__EXERCISE TASK__. Pull every "chart" line out of the data below.

__DATA PROVIDED__.
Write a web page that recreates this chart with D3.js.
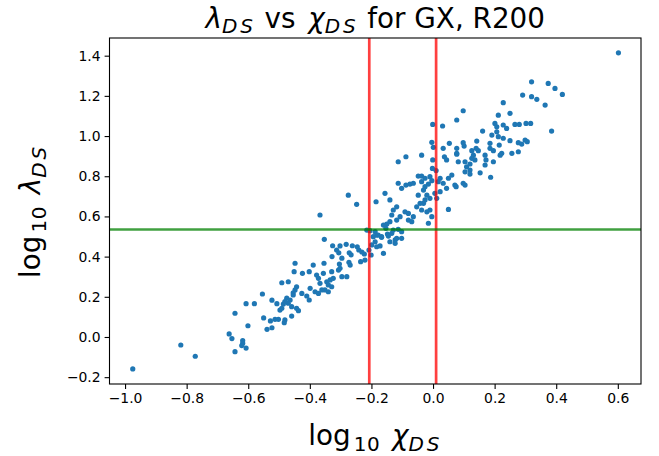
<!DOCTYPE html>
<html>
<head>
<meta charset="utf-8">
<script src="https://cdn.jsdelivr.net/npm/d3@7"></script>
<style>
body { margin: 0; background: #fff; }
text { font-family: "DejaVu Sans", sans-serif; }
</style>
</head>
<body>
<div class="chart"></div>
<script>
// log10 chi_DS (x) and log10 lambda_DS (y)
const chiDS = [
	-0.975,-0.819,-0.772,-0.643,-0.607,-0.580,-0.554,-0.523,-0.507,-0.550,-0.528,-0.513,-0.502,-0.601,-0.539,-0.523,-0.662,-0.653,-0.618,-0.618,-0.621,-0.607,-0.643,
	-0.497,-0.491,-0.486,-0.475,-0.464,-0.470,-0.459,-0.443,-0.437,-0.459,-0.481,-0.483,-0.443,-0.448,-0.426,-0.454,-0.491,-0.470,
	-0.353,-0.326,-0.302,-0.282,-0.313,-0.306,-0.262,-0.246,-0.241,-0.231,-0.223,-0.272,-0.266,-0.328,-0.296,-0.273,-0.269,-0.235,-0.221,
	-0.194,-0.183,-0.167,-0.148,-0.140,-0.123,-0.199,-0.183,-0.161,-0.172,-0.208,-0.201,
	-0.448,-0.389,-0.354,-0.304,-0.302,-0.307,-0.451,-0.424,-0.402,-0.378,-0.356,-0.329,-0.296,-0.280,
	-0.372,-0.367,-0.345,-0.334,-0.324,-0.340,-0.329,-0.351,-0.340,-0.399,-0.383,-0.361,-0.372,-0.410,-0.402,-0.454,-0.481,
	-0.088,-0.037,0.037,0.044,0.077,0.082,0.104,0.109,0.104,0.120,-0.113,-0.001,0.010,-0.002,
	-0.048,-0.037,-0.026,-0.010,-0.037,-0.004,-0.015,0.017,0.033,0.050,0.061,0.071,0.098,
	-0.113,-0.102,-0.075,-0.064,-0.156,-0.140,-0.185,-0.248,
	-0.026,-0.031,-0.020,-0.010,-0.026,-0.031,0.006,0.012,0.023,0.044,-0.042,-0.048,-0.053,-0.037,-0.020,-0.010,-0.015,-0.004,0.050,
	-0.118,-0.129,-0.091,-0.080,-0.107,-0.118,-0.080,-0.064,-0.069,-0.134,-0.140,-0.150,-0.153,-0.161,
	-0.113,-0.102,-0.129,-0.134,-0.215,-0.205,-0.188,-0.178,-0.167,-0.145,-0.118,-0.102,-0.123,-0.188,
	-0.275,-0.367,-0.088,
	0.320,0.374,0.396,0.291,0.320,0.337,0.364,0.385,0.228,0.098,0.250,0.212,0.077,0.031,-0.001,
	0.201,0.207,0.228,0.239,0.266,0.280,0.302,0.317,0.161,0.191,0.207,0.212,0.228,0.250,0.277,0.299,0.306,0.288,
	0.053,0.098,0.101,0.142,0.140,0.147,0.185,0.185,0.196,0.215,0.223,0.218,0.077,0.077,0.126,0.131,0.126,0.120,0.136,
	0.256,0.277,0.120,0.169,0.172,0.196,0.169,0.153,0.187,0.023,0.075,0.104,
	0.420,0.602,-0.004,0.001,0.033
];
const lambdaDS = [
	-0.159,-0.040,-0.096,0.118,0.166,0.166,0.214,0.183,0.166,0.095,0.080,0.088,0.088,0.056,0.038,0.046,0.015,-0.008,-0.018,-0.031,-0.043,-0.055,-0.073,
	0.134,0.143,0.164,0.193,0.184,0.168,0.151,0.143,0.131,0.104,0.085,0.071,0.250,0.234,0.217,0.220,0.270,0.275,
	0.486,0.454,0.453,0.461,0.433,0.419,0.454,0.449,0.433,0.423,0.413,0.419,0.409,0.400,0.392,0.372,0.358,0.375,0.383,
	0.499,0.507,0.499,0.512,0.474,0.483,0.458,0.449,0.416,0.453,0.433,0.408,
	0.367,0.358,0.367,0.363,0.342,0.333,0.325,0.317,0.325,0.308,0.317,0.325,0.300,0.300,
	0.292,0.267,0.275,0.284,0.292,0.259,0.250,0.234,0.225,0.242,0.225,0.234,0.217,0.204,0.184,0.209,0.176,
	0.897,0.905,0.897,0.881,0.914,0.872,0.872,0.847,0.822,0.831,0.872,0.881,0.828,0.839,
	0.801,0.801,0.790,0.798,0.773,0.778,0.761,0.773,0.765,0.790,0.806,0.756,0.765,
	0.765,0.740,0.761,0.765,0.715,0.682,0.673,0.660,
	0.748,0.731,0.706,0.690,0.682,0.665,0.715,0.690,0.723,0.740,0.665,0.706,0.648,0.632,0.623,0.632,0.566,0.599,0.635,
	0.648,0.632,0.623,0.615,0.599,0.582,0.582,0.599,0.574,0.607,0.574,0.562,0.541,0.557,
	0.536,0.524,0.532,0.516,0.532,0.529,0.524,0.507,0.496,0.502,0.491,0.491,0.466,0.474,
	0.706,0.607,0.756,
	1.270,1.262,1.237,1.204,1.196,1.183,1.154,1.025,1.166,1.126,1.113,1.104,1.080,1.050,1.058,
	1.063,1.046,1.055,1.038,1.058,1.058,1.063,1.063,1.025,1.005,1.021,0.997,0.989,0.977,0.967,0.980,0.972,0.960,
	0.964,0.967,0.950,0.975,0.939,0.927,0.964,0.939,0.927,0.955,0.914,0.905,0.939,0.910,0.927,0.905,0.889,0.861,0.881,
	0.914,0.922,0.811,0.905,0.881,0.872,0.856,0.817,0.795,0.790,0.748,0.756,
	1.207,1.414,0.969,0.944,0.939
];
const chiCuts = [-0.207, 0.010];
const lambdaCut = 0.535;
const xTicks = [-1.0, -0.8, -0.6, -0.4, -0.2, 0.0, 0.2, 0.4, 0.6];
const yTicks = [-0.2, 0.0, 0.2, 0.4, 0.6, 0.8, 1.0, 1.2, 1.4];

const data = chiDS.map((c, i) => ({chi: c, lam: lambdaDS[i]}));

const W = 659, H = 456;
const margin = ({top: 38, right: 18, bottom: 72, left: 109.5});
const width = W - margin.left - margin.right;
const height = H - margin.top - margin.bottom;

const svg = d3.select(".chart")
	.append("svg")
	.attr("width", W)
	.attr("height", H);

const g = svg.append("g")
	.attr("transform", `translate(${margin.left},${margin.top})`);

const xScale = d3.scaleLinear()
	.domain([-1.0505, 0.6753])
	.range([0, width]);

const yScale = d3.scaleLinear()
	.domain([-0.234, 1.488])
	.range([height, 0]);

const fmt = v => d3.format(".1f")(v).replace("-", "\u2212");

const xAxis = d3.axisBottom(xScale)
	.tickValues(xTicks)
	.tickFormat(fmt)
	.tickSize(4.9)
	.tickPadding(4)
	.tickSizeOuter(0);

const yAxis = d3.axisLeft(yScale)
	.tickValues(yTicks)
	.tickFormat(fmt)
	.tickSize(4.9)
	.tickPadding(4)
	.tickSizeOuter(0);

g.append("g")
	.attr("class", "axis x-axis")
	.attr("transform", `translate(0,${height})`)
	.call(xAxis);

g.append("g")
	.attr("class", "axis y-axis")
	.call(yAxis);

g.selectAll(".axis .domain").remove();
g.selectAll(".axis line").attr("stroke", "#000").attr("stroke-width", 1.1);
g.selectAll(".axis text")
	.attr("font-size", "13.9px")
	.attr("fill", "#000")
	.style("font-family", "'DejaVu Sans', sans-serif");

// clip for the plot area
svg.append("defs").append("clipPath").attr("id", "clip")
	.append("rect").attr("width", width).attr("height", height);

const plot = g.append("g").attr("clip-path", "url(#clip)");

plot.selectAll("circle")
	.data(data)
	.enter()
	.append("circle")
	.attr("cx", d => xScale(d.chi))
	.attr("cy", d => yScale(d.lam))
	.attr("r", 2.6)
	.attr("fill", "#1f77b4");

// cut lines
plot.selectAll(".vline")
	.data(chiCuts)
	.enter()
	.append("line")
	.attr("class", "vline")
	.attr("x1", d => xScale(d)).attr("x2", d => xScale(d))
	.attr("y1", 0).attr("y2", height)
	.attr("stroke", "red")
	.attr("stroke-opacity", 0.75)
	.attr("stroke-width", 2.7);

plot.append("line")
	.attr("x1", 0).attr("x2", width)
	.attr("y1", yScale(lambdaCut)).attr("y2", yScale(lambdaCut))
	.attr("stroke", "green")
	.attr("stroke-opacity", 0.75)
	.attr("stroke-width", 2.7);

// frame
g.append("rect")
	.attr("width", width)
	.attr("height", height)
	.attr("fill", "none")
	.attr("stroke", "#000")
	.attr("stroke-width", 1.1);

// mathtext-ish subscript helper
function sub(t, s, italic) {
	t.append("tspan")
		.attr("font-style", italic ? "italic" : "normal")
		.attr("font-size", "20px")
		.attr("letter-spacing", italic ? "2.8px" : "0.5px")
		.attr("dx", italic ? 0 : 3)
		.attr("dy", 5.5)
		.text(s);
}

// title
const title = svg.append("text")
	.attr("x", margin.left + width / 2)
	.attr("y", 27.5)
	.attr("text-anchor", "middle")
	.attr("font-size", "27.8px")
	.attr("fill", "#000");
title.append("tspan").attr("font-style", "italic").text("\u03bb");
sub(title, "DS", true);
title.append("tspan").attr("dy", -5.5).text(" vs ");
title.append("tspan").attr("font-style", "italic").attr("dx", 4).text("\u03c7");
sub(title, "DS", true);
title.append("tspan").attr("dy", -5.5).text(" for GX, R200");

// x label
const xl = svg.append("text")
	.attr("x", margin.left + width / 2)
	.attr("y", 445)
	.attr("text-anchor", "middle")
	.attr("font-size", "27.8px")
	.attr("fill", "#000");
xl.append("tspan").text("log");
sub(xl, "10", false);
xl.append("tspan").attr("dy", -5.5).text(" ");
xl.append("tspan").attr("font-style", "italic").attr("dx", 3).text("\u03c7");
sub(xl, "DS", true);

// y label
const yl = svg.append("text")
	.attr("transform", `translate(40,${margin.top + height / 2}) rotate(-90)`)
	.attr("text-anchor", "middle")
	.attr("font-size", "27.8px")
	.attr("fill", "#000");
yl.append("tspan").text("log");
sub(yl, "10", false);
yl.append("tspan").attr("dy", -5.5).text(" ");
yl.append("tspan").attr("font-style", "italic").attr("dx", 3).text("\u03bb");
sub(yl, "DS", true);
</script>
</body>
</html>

__EXERCISE RESPONSE__.
Write a web page that recreates this chart with D3.js.
<div class="chart"></div>
const svg = d3.select(".chart")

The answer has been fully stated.